Only the Full version is tested. Dev and Fast likely will not work properly due to being distilled, and because you can't set the guidance value.

**HiDream doesn't perform well at resolutions under 1024**. The model uses the same training objective and VAE as Flux, so the loss values are directly comparable between the two. When I compare with Flux, there is moderate degradation in the loss value at 768 resolution. There is severe degradation in the loss value at 512 resolution, and inference at 512 produces completely fried images.

The official inference code uses a max sequence length of 128 for all text encoders. You can change the sequence length of llama3 (which carries almost all the weight) by changing max_llama3_sequence_length. A value of 256 causes a slight increase in stabilized validation loss of the model before any training happens, so there is some quality degradation. If you have many captions longer than 128 tokens, it may be worth increasing this value, but this is untested. I would not increase it beyond 256.

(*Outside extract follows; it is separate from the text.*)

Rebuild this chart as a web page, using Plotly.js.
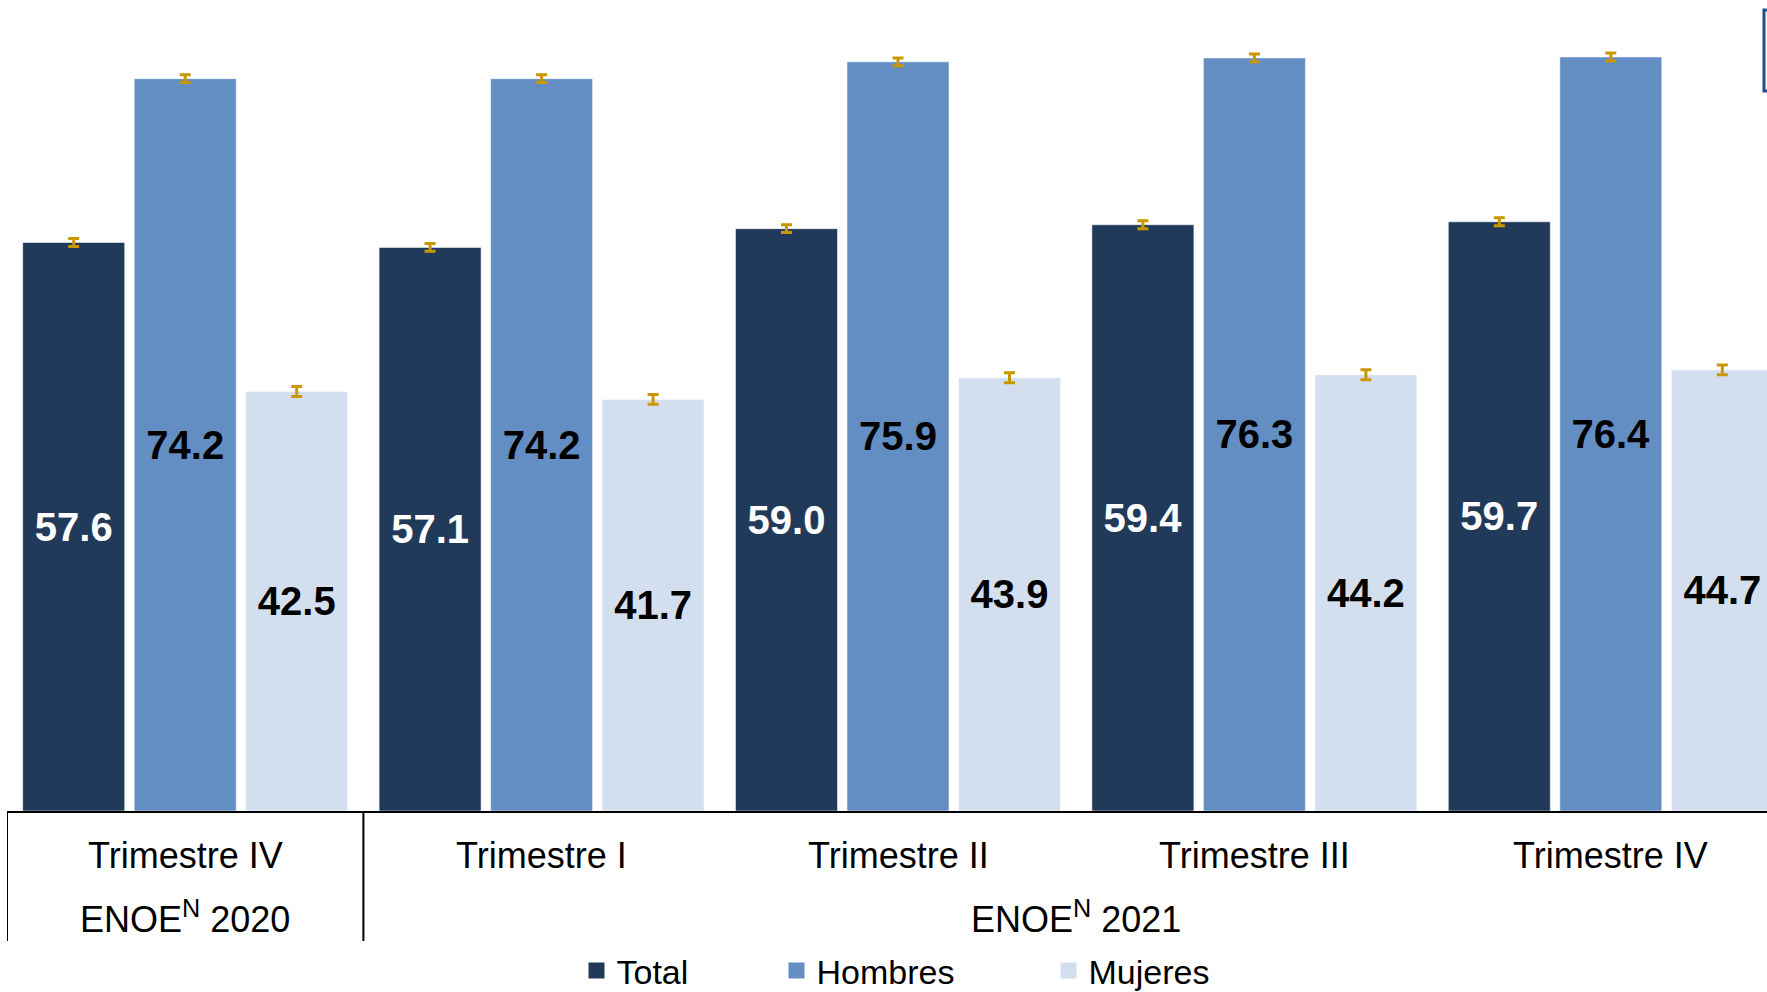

Due to how the Llama3 text embeddings are computed, the Llama3 text encoder must be kept loaded and its embeddings computed during training, rather than being pre-cached. Otherwise the cache would use an enormous amount of space on disk. This increases memory use, but you can have Llama3 in 4bit with essentially 0 measurable effect on validation loss.

Without block swapping, you will need 48GB VRAM, or 2x24GB with pipeline parallelism. With enough block swapping you can train on a single 24GB GPU. Using nf4 quantization also allows training with 24GB, but there may be some quality decrease.

HiDream LoRAs are saved in ComfyUI format.